As noted in the Schwab Market Perspective: Crunch Time, economic data has been mixed over the past month. It started with soft ISM readings at the beginning of September and continued with some weaker-than-expected housing data. At this point we believe this is temporary softness brought on by a very quiet August when more folks than usual seemed to be on the sidelines; and are looking for a comeback in the fourth quarter. Continuing historically-low initial jobless claims reading (a key leading economic indicator), the low unemployment rate, rising wages and consumer confidence, and ongoing accommodative monetary policy lead us to believe that the economy will continue to muddle through into 2017. Read the whole perspective

Factory orders (chart) rose 0.2% month-over-month (m/m) in August, versus expectations of a 0.2% decline, while July's figure was adjusted lower to a 1.4% increase.
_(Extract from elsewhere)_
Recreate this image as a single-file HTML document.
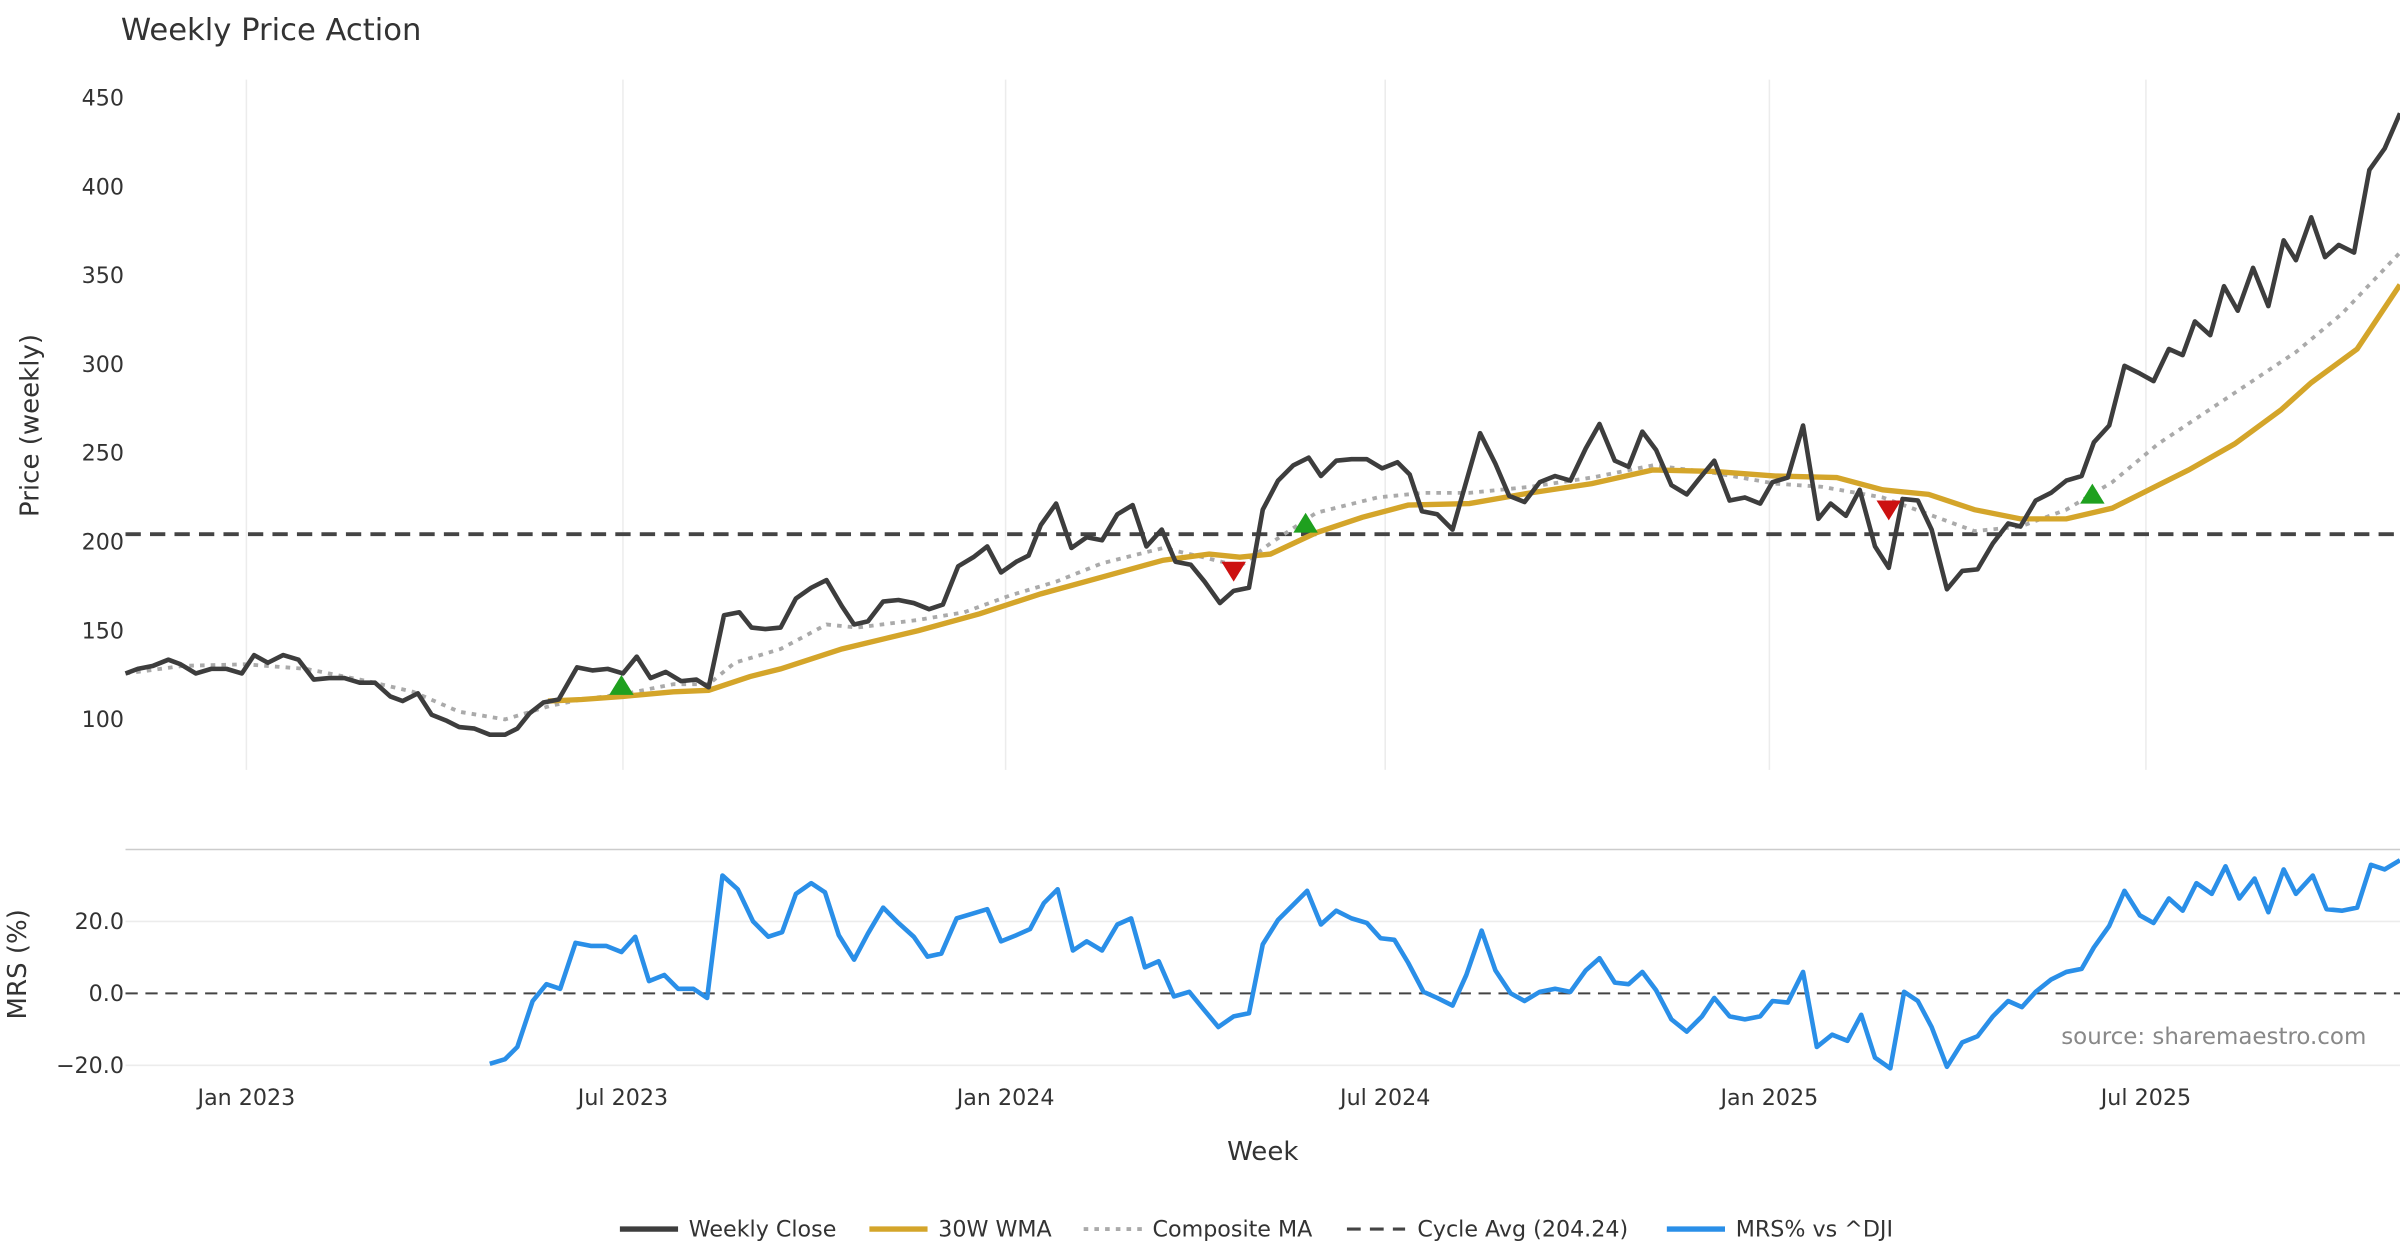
<!DOCTYPE html>
<html><head><meta charset="utf-8"><style>
html,body{margin:0;padding:0;background:#fff;}
svg{display:block;font-family:"DejaVu Sans","Liberation Sans",sans-serif;}
</style></head><body>
<svg width="2400" height="1260" viewBox="0 0 1568 823.2" xmlns="http://www.w3.org/2000/svg">
<rect width="1568" height="823.2" fill="#fff"/>
<text x="79" y="26" font-size="20" fill="#333">Weekly Price Action</text>
<g stroke="#ececec" stroke-width="1">
<line x1="161" y1="52" x2="161" y2="503"/><line x1="407" y1="52" x2="407" y2="503"/>
<line x1="657" y1="52" x2="657" y2="503"/><line x1="905" y1="52" x2="905" y2="503"/>
<line x1="1156" y1="52" x2="1156" y2="503"/><line x1="1402" y1="52" x2="1402" y2="503"/>
<line x1="82" y1="602" x2="1568" y2="602"/><line x1="82" y1="696" x2="1568" y2="696"/>
</g>
<line x1="82" y1="555" x2="1568" y2="555" stroke="#ccc" stroke-width="1"/>
<g font-size="14.5" fill="#333" text-anchor="end">
<text x="81" y="69">450</text><text x="81" y="127">400</text><text x="81" y="185">350</text>
<text x="81" y="243">300</text><text x="81" y="301">250</text><text x="81" y="359">200</text>
<text x="81" y="417">150</text><text x="81" y="475">100</text>
<text x="81" y="607">20.0</text><text x="81" y="654">0.0</text><text x="81" y="701">−20.0</text>
</g>
<g font-size="14.5" fill="#333" text-anchor="middle">
<text x="161" y="722">Jan 2023</text><text x="407" y="722">Jul 2023</text><text x="657" y="722">Jan 2024</text>
<text x="905" y="722">Jul 2024</text><text x="1156" y="722">Jan 2025</text><text x="1402" y="722">Jul 2025</text>
</g>
<text x="825" y="758" font-size="17" fill="#333" text-anchor="middle">Week</text>
<text transform="translate(25,278) rotate(-90)" font-size="17" fill="#333" text-anchor="middle">Price (weekly)</text>
<text transform="translate(17,630) rotate(-90)" font-size="17" fill="#333" text-anchor="middle">MRS (%)</text>
<line x1="82" y1="349" x2="1568" y2="349" stroke="#444" stroke-width="2.5" stroke-dasharray="10,6"/>
<line x1="82" y1="649" x2="1568" y2="649" stroke="#444" stroke-width="1.3" stroke-dasharray="8,5"/>
<polyline fill="none" stroke="#aaa" stroke-width="2.5" stroke-dasharray="3,4" points="82,440 120,435 160,434 200,437 240,445 270,452 300,465 330,470 360,461 380,457 410,453 440,447 463,447 480,433 510,424 540,408 560,410 600,405 630,400 660,389 690,380 720,368 760,358 790,365 810,370 830,355 860,335 900,325 930,322 960,322 1000,318 1040,312 1080,304 1120,309 1160,316 1190,318 1230,325 1260,336 1290,347 1320,344 1350,333 1380,315 1410,290 1440,270 1470,250 1500,230 1530,205 1568,165"/>
<polyline fill="none" stroke="#d4a52a" stroke-width="3.5" points="358,458 380,457 407,455 440,452 463,451 490,442 510,437 550,424 600,412 640,401 680,388 720,377 760,366 790,362 810,364 830,362 860,348 890,338 920,330 960,329 1000,322 1040,316 1080,307 1120,308 1160,311 1200,312 1230,320 1260,323 1290,333 1320,339 1350,339 1380,332 1400,322 1430,307 1460,290 1490,268 1510,250 1540,228 1568,186"/>
<polyline fill="none" stroke="#3d3d3d" stroke-width="3" stroke-linejoin="round" points="82,440 90,437 100,435 110,431 118,434 128,440 138,437 148,437 158,440 166,428 175,433 185,428 195,431 205,444 215,443 225,443 235,446 245,446 255,455 263,458 273,453 282,467 292,471 300,475 310,476 320,480 330,480 338,476 346,466 355,459 365,457 377,436 387,438 397,437 407,440 416,429 425,443 435,439 445,445 455,444 463,449 473,402 483,400 491,410 500,411 510,410 520,391 530,384 540,379 550,396 558,408 567,406 577,393 587,392 597,394 607,398 616,395 626,370 636,364 645,357 654,374 664,367 672,363 680,343 690,329 700,358 710,351 720,353 730,336 740,330 749,357 759,346 768,367 778,369 787,380 797,394 806,386 816,384 825,333 835,314 845,304 855,299 863,311 873,301 883,300 893,300 903,306 913,302 921,310 929,334 939,336 949,346 957,318 967,283 977,303 986,324 996,328 1006,315 1016,311 1026,314 1036,293 1045,277 1055,301 1064,305 1073,282 1082,294 1092,317 1102,323 1110,313 1120,301 1130,327 1140,325 1150,329 1158,315 1168,312 1178,278 1188,339 1196,329 1206,337 1215,320 1225,357 1234,371 1243,326 1253,327 1262,346 1272,385 1282,373 1292,372 1302,355 1312,342 1320,344 1330,327 1340,322 1350,314 1360,311 1368,289 1378,278 1388,239 1398,244 1407,249 1417,228 1426,232 1434,210 1444,219 1453,187 1462,203 1472,175 1482,200 1492,157 1500,170 1510,142 1519,168 1528,160 1538,165 1548,111 1558,97 1568,74"/>
<g fill="#1fa01f">
<polygon points="406,441 398,454 414,454"/><polygon points="853,335 845,348 861,348"/><polygon points="1367,316 1359,329 1375,329"/>
</g>
<g fill="#cc1111">
<polygon points="798,367 814,367 806,380"/><polygon points="1226,327 1242,327 1234,340"/>
</g>
<polyline fill="none" stroke="#2a8fe8" stroke-width="3" stroke-linejoin="round" points="320,695 330,692 338,684 348,654 357,643 366,646 376,616 386,618 396,618 406,622 415,612 424,641 434,637 443,646 453,646 462,652 472,572 482,581 492,602 502,612 511,609 520,584 530,577 539,583 548,611 558,627 567,610 577,593 587,603 597,612 606,625 615,623 625,600 635,597 645,594 654,615 664,611 673,607 682,590 691,581 701,621 710,615 720,621 730,604 739,600 748,632 757,628 767,651 777,648 786,659 796,671 806,664 816,662 825,617 835,601 845,591 854,582 863,604 873,595 883,600 893,603 902,613 911,614 920,629 930,648 939,652 949,657 958,637 968,608 977,634 987,649 996,654 1006,648 1016,646 1026,648 1036,634 1045,626 1055,642 1064,643 1073,635 1082,647 1092,666 1102,674 1112,664 1120,652 1130,664 1140,666 1150,664 1158,654 1168,655 1178,635 1187,684 1197,676 1207,680 1216,663 1225,691 1235,698 1244,648 1253,654 1262,671 1272,697 1282,681 1292,677 1302,664 1312,654 1321,658 1330,648 1340,640 1350,635 1360,633 1368,619 1378,605 1388,582 1398,598 1407,603 1417,587 1426,595 1435,577 1445,584 1454,566 1463,587 1473,574 1482,596 1492,568 1500,584 1511,572 1520,594 1530,595 1540,593 1549,565 1558,568 1568,562"/>
<text x="1546" y="682" font-size="15" fill="#888" text-anchor="end">source: sharemaestro.com</text>
<g font-size="14.5" fill="#333">
<line x1="405" y1="803" x2="443" y2="803" stroke="#3d3d3d" stroke-width="3.5"/><text x="450" y="808">Weekly Close</text>
<line x1="568" y1="803" x2="606" y2="803" stroke="#d4a52a" stroke-width="3.5"/><text x="613" y="808">30W WMA</text>
<line x1="708" y1="803" x2="746" y2="803" stroke="#aaa" stroke-width="2.5" stroke-dasharray="3,4"/><text x="753" y="808">Composite MA</text>
<line x1="880" y1="803" x2="918" y2="803" stroke="#444" stroke-width="2" stroke-dasharray="9,6"/><text x="926" y="808">Cycle Avg (204.24)</text>
<line x1="1089" y1="803" x2="1127" y2="803" stroke="#2a8fe8" stroke-width="3.5"/><text x="1134" y="808">MRS% vs ^DJI</text>
</g>
</svg>
</body></html>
August durable goods orders—preliminarily reported a week ago—were revised upward to a 0.1% rise, and orders of nondefense capital goods excluding aircraft—a proxy for business spending—was revised higher to a 0.9% increase from the initially reported 0.6% gain.
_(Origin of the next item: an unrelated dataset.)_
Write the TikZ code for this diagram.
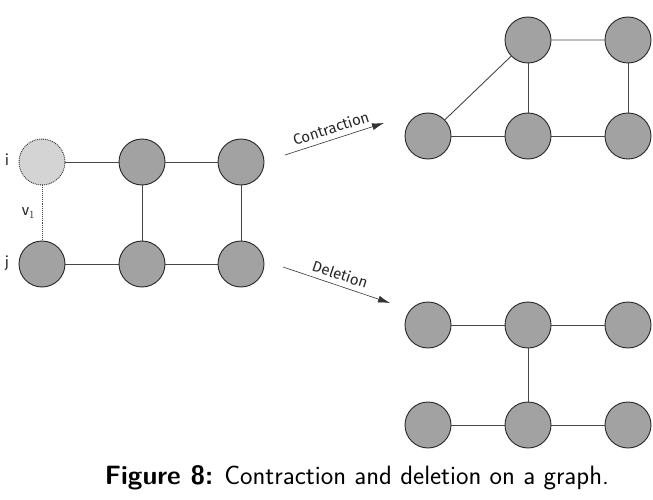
\documentclass[tikz,border=0pt]{standalone}
\usepackage{fontspec}
\newfontfamily\labelfont{Fira Sans}
\usetikzlibrary{arrows.meta}
\definecolor{nodegray}{RGB}{162,162,162}
\definecolor{ghostgray}{RGB}{212,212,212}
\definecolor{edgegray}{RGB}{70,70,70}
\tikzset{
	vertex/.style={circle, draw=black!85, fill=nodegray, line width=0.9pt, minimum size=46pt, inner sep=0pt},
	ghost/.style={vertex, fill=ghostgray, densely dotted},
	edge/.style={draw=edgegray, line width=0.9pt},
	opArrow/.style={draw=black!80, line width=0.6pt, -{Latex[length=12pt,width=7pt]}},
	opLabel/.style={font=\labelfont\fontsize{15}{18}\selectfont, text=black!85}
}

\begin{document}
\begin{tikzpicture}[x=1pt, y=-1pt]
			% The page is fixed to the size of the reference picture
			\useasboundingbox (0, 0) rectangle (653, 500);

			% The starting graph. The vertex i is drawn dotted and lighter, since it is the one that gets merged into j
			\node[ghost]  (i)  at (42, 162) {};
			\node[vertex] (a1) at (142, 162) {};
			\node[vertex] (a2) at (241, 162) {};
			\node[vertex] (j)  at (42, 264) {};
			\node[vertex] (b1) at (142, 264) {};
			\node[vertex] (b2) at (241, 264) {};
			\node[opLabel] at (7, 160) {i};
			\node[opLabel] at (7, 263) {j};
			% The edge v_1 which joins i and j, drawn dotted
			\draw[edge, densely dotted] (i) -- (j) node[midway, left=3pt, opLabel] {v$_1$};
			\draw[edge] (i) -- (a1) -- (a2);
			\draw[edge] (j) -- (b1) -- (b2);
			\draw[edge] (a1) -- (b1);
			\draw[edge] (a2) -- (b2);

			% The two operations, each drawn as a slanted arrow with its name written along it
			\coordinate (cFrom) at (285, 155);
			\coordinate (cTo)   at (384, 123);
			\draw[opArrow] (cFrom) -- (cTo) node[midway, above=2pt, sloped, opLabel] {Contraction};
			\coordinate (dFrom) at (283, 267);
			\coordinate (dTo)   at (390, 303);
			\draw[opArrow] (dFrom) -- (dTo) node[midway, above=2pt, sloped, opLabel] {Deletion};

			% The graph after contraction: i and j have become one vertex
			\node[vertex] (ck)  at (428, 136) {};
			\node[vertex] (ct1) at (528, 40) {};
			\node[vertex] (ct2) at (628, 40) {};
			\node[vertex] (cb1) at (528, 136) {};
			\node[vertex] (cb2) at (628, 136) {};
			\draw[edge] (ck) -- (ct1) -- (ct2);
			\draw[edge] (ck) -- (cb1) -- (cb2);
			\draw[edge] (ct1) -- (cb1);
			\draw[edge] (ct2) -- (cb2);

			% The graph after deletion: the edges at i are gone with it
			\node[vertex] (dt0) at (428, 325) {};
			\node[vertex] (dt1) at (528, 325) {};
			\node[vertex] (dt2) at (628, 325) {};
			\node[vertex] (db0) at (428, 425) {};
			\node[vertex] (db1) at (528, 425) {};
			\node[vertex] (db2) at (628, 425) {};
			\draw[edge] (dt0) -- (dt1) -- (dt2);
			\draw[edge] (db0) -- (db1) -- (db2);
			\draw[edge] (dt1) -- (db1);

			% Caption
			\node[font=\sffamily\fontsize{26.5}{30}\selectfont] (caption) at (357, 478) {\textbf{Figure 8:} Contraction and deletion on a graph.};
\end{tikzpicture}
\end{document}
The ADP Employment Change Report showed private sector payrolls rose by 154,000 jobs in September, below forecasts of 165,000, while August's gain of 177,000 jobs was revised lower to a 175,000 rise. Today’s ADP data, which does not include government hiring and firing, comes ahead of Friday's broader September nonfarm payroll report, expected to show an increase of 174,000 jobs, while private sector payrolls are projected to rise by 170,000 (economic calendar). The unemployment rate is forecasted to remain at 4.9% and average hourly earnings are projected to rise 0.3% month-over-month (m/m).

The trade balance (chart) showed that the deficit came in at $40.7 billion in August, compared to the $39.2 billion estimate. July's deficit was unrevised at $39.5 billion. Exports rose 0.8% m/m to $187.9 billion, and imports increased 1.2% m/m to $228.6 billion.
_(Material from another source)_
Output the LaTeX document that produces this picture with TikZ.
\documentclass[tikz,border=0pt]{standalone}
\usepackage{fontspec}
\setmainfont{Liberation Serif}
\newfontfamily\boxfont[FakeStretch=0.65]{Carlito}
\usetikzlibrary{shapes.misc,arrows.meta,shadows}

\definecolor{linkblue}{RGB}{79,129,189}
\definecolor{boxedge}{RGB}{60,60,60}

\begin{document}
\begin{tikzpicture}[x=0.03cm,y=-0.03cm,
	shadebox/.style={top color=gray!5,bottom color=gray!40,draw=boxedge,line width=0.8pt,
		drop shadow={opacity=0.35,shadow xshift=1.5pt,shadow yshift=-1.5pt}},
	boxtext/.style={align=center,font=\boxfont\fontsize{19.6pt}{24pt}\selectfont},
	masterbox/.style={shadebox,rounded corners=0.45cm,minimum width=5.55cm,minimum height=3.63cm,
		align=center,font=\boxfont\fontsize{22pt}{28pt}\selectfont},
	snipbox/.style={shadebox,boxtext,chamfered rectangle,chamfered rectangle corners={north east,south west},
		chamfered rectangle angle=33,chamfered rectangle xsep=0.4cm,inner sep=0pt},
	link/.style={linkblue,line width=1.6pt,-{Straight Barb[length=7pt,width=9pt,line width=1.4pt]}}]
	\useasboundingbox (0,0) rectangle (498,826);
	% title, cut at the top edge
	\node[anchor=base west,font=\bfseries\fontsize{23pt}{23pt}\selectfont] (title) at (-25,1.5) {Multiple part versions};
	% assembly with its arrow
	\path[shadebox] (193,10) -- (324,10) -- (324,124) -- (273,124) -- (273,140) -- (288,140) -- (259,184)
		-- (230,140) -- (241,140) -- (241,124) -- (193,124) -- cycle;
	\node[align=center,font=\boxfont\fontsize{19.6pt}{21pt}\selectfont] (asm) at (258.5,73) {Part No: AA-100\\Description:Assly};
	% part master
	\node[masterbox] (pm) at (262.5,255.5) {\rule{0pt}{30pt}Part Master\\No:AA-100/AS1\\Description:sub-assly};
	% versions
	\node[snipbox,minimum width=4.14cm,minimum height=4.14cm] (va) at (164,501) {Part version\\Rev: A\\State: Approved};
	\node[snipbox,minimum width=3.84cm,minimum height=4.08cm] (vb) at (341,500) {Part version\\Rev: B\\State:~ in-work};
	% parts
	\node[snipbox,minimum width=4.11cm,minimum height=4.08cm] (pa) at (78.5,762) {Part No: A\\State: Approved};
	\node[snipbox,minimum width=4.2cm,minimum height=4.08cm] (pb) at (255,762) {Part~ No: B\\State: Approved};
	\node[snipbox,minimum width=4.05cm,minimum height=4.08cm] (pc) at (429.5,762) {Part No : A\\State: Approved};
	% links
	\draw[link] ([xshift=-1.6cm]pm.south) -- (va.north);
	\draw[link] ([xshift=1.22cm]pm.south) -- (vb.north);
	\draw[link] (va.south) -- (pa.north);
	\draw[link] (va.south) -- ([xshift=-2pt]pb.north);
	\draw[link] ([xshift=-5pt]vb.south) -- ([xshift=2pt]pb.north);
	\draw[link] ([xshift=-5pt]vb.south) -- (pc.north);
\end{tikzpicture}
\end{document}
The MBA Mortgage Application Index rose 2.9% last week, after declining 0.7% in the previous week. The increase came as a 4.7% gain for the Refinance Index more than offset a 0.1% dip for the Purchase Index. The average 30-year mortgage rate fell 4 basis points (bps) to 3.62%.

Treasuries were lower, though the yield on the 2-year note was nearly unchanged at 0.83%, the yields on the 10-year note and the 30-year bond gained 3 bps to 1.71% and 2.43%, respectively. For more on the bond markets, see Schwab's Chief Fixed Income Strategist, Kathy Jones' article,  With a Whimper Instead of a Bang: Is the Great Bond Bull Market Over?, at and follow Kathy on Twitter: @kathyjones.

Tomorrow, the U.S. economic calendar will be light, offering the weekly initial jobless claims report, forecasted to have ticked slightly higher to a level of 256,000 from 254,000 the week prior.

Europe lower and Asia mixed as monetary policy focus remained

European equities traded mostly lower, snapping a six-session winning streak for the Stoxx Europe 600 Index. The decline followed yesterday's hawkish commentary from Fed officials in the U.S., while a report from Bloomberg late yesterday suggesting the possibility of a sooner-than-expected tapering of asset purchases from the European Central Bank (ECB) stymied sentiment. However, the ECB denied that it had discussed the subject. Also, lingering uncertainty about the timing of the U.K.'s Brexit weighed on conviction, while the upbeat U.S. economic data had little impact. The euro dipped and the British pound ticked higher versus the U.S. dollar, while bond yields in the region gained ground. However, Italian stocks bucked the downward trend bolstered by the banking sector as recently flared-up concerns eased somewhat. Losses were likely held in check as crude oil prices rebounded in the wake of a bullish U.S. government oil inventory report. In economic news, eurozone services sector activity for September was revised to a slightly higher rate of expansion than had originally been reported, while eurozone August retail sales came in at a smaller m/m decline than had been anticipated. Schwab's Chief Global Investment Strategist Jeffrey Kleintop, CFA, offers a World Tour: An Around The World Look At the Economic Landscapeat, and follow Jeff on Twitter: @jeffreykleintop.

Stocks in Asia finished mixed in dampened volume as mainland Chinese markets remained closed for the golden week holiday, while hawkish commentary from Fed officials in the U.S. and a flare-up in concerns about the European Central Bank potentially tapering its quantitative easing measures garnered attention. Japanese equities rose, aided by continued weakness in the yen as the U.S. dollar rose and Bank of Japan monetary policy uncertainty lingered. For our latest analysis of Japan's monetary policy, see Schwab's Jeffrey Kleintop's, CFA, article, Going Godzilla: What has the Bank of Japan Unleashed?, at Stocks trading in Hong Kong gained ground, while South Korean shares pared early losses on the heels of some hotter-than-expected consumer price inflation data. Australian securities dropped as some weakness in oil & gas and basic materials issues overshadowed an upbeat read on the nation's retail sales for August. Indian stocks declined following yesterday's unexpected rate cut from the Reserve Bank of India.

Tomorrow, the international economic docket will be light, yielding the trade balance from Australia and manufacturing orders from Germany.